Welcome to Lent 2023 – how is your plan going?

This most serious time of the Christian year is also a time of great opportunity.

We have six weeks and a few days to deepen our Christian life and practice, to recall who we are before God and to reflect on the way we pursue our daily lives.

We have the chance to turn around - back to God and away from the things that are harmful in our lives and the lives of others.

If we’re honest, most of us are attracted to convenience, leisure, comfort and the timely gratification of our wants and needs.

Lent is a ready-made chance for us to be intentional about our Christian identity before we celebrate the great joys of Jesus’ resurrection and its life-changing effects.

It helps that many people in our wider community have some knowledge of Lent, or at least the idea of ‘giving something up’ for the season.

Lent is a season of seriousness, but that doesn’t make it a season of misery or ‘suffering for suffering’s sake’.
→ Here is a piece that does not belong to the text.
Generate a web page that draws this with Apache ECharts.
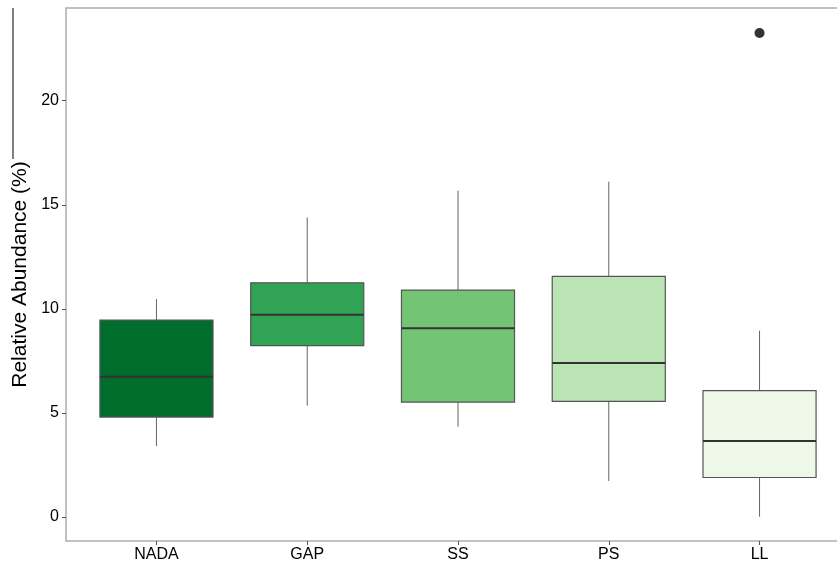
<!DOCTYPE html>
<html>
<head>
<meta charset="utf-8">
<script src="https://cdn.jsdelivr.net/npm/echarts@6/dist/echarts.min.js"></script>
<style>
  html, body { margin: 0; padding: 0; background: #ffffff; overflow: hidden; }
  /* The plotting panel runs slightly past the right edge of the window */
  #chart { width: 852px; height: 564px; }
</style>
</head>
<body>
<div id="chart"></div>
<script>
// Site categories along the x axis
const categories = ['NADA', 'GAP', 'SS', 'PS', 'LL'];
// Five-number summaries per site (Relative Abundance, %)
const whiskerLow  = [3.41, 5.35, 4.34, 1.73, 0.02];
const lowerQuart  = [4.80, 8.23, 5.52, 5.56, 1.90];
const medians     = [6.74, 9.72, 9.07, 7.40, 3.65];
const upperQuart  = [9.46, 11.25, 10.90, 11.56, 6.07];
const whiskerHigh = [10.47, 14.39, 15.68, 16.11, 8.95];
// Outlying observations: [site index, value]
const outliers = [[4, 23.25]];
// Y tick values
const yTicks = [0, 5, 10, 15, 20];
// Fill colours per site
const fills = ['#006d2c', '#31a354', '#74c476', '#bae4b3', '#edf8e9'];

// Half of the box width, in x-axis units (boxes span 0.75 of a category slot)
const HALF_BOX = 0.375;

const xPos = categories.map((_, i) => i + 1);
const boxData = categories.map((_, i) =>
  [xPos[i], whiskerLow[i], lowerQuart[i], medians[i], upperQuart[i], whiskerHigh[i]]);
const outlierData = outliers.map(o => [xPos[o[0]], o[1]]);

const font = '"Liberation Sans", Arial, sans-serif';
const chart = echarts.init(document.getElementById('chart'), null, { renderer: 'canvas' });

function renderBox(params, api) {
  const x = api.value(0);
  const lo = api.value(1), q1 = api.value(2), med = api.value(3), q3 = api.value(4), hi = api.value(5);
  const pLo = api.coord([x, lo]);
  const pHi = api.coord([x, hi]);
  const pQ1 = api.coord([x, q1]);
  const pQ3 = api.coord([x, q3]);
  const left = api.coord([x - HALF_BOX, med]);
  const right = api.coord([x + HALF_BOX, med]);
  const whiskerStyle = { stroke: '#666666', lineWidth: 1 };
  return {
    type: 'group',
    children: [
      { type: 'line', shape: { x1: pHi[0], y1: pHi[1], x2: pQ3[0], y2: pQ3[1] }, style: whiskerStyle },
      { type: 'line', shape: { x1: pQ1[0], y1: pQ1[1], x2: pLo[0], y2: pLo[1] }, style: whiskerStyle },
      {
        type: 'rect',
        shape: { x: left[0], y: pQ3[1], width: right[0] - left[0], height: pQ1[1] - pQ3[1] },
        style: { fill: fills[params.dataIndex], stroke: '#555555', lineWidth: 1.2 }
      },
      {
        type: 'line',
        shape: { x1: left[0], y1: left[1], x2: right[0], y2: right[1] },
        style: { stroke: '#333333', lineWidth: 2 }
      }
    ]
  };
}

chart.setOption({
  animation: false,
  backgroundColor: '#ffffff',
  grid: {
    left: 66, top: 8, height: 533, width: 784,
    show: true, borderColor: '#adadad', borderWidth: 1.5, backgroundColor: 'transparent'
  },
  xAxis: {
    type: 'value',
    min: 0.4, max: 5.6,
    axisLine: { show: false, onZero: false },
    splitLine: { show: false },
    axisTick: { show: true, length: 4, customValues: xPos, lineStyle: { color: '#555', width: 1 } },
    axisLabel: {
      customValues: xPos,
      formatter: v => categories[Math.round(v) - 1] || '',
      color: '#000', fontSize: 16, fontFamily: font, margin: 6
    }
  },
  yAxis: {
    type: 'value',
    min: -1.15, max: 24.45,
    name: 'Relative Abundance (%)',
    nameLocation: 'middle',
    nameGap: 33,
    nameTextStyle: { fontSize: 21, fontFamily: font, color: '#000' },
    axisLine: { show: false, onZero: false },
    splitLine: { show: false },
    axisTick: { show: true, length: 4, customValues: yTicks, lineStyle: { color: '#555', width: 1 } },
    axisLabel: {
      customValues: yTicks,
      color: '#000', fontSize: 16, fontFamily: font, margin: 7
    }
  },
  series: [
    {
      type: 'custom',
      renderItem: renderBox,
      encode: { x: 0, y: [1, 2, 3, 4, 5] },
      data: boxData
    },
    {
      type: 'scatter',
      symbol: 'circle',
      symbolSize: 10,
      itemStyle: { color: '#333333', opacity: 1 },
      data: outlierData
    }
  ],
  graphic: [
    {
      type: 'line',
      shape: { x1: 13, y1: 8, x2: 13, y2: 159 },
      style: { stroke: '#555555', lineWidth: 1.5 }
    }
  ]
});
</script>
</body>
</html>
We want our Lenten observances to be ‘circuit breakers’ that cause us to be conscious of God’s presence in our lives and all that Jesus’ life and work (and death) means for us.

In case you’re stuck, here are some Lenten possibilities. A person marking Lent could choose to:

  • Deliberately put aside money each week for the work of a mission agency or charity.
  • Volunteer time for an Anglican agency or charity.
  • Make a point of attending an additional service of worship each week (perhaps midweek Communion or Sunday evening service).
  • Spend extra time in prayer, contemplation or meditation at home, or join with like-minded people at work for prayer and mutual support (Facetime or even Zoom may assist here).
  • Do some targeted learning (through a Lenten study, an online course or engage with a mind- stretching book of theology or spirituality).
  • Use a daily walk, run, cycle or swim as a time to commune with God.
  • Consciously give up something that is going to prompt us to remember the season (this could be as simple as giving up meat at one daily meal or choosing to go off social media for 40 days).
  • Engage daily with a repetitive task (weeding, cleaning tiles or grout, sweeping) that allows us to focus our mind on God.

Whatever we adopt as a Lenten practice needs to be achievable. Most of us cannot successfully ‘switch up’ to a high level of self-denial all at once, we may need to intensify or change our observance over several years.

Being a ‘practising Christian’ means we are also ‘practicing’ – if our Lenten discipline flags or fails, we get up, dust off and carry on, knowing that God is already aware of our human weakness and remains our God in our failures as well as our successes.

May your Lenten ‘run up’ to the great joys of Easter be full of new insights, new learning and surprising and deep encounters with the abundant generosity of God.